2023 fantasy tabletop role-playing game

Koriko: A Magical Year is a single-player, fantasy tabletop role-playing game by Jack Harrison with illustrations by Deb JJ Lee. The game is structured around Tarot card readings and letter writing throughout the four seasons. It was inspired by the film Kiki's Delivery Service. The game was published in 2023 after raising £235,791 on kickstarter. It won two 2024 Silver ENNIE Awards.

== Gameplay ==

Koriko is a journaling game, meaning the player writes in a journal in response to prompts produced by the game. Play requires dice and a deck of tarot cards.

== Reception ==

Koriko: A Magical Year won two 2024 Silver ENNIE Awards for "Best Art: Cover" and "Best Production Values." It was also nominated for two additional 2024 ENNIE Awards: "Product of the Year" and "Best Writing." Chase Carter for Polygon called Koriko: A Magical Year one of the 7 most anticipated new tabletop games coming out in 2023.
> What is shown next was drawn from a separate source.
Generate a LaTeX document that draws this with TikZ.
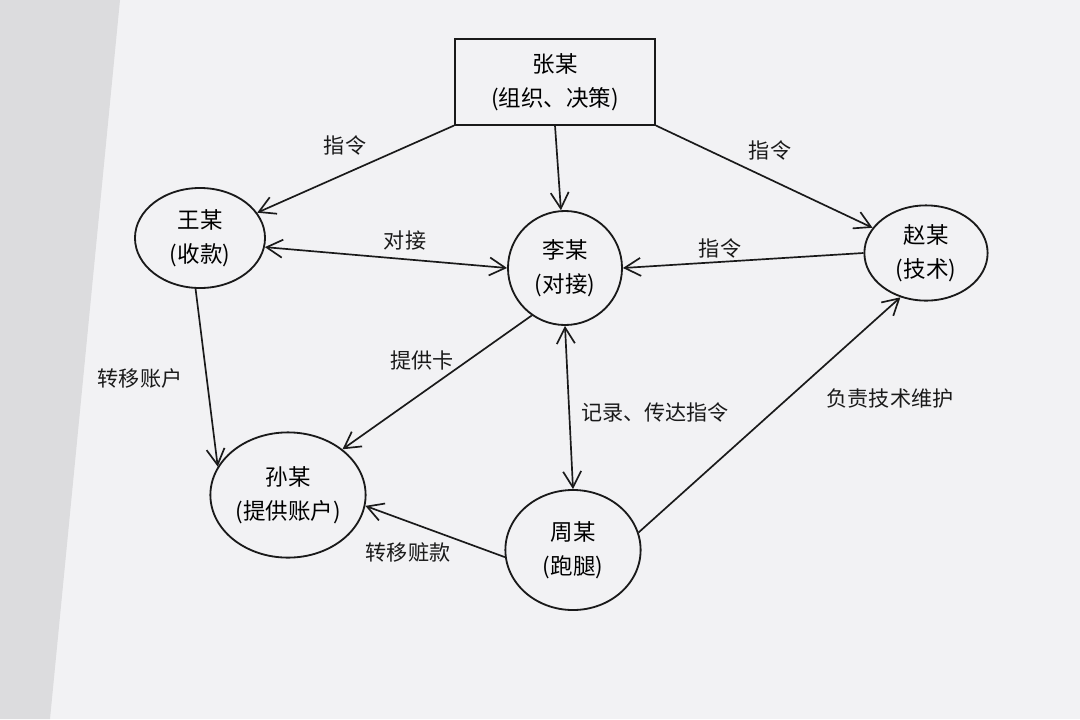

Eleanor Hingley of Destructoid praised Koriko for its mechanics and story and suggested that it is a good introductory tabletop role-playing game, or a game parents and teachers could play with kids. However, she points out that some players may be put off by the setup that is more complicated compared to many solo games and the relatively slow pace.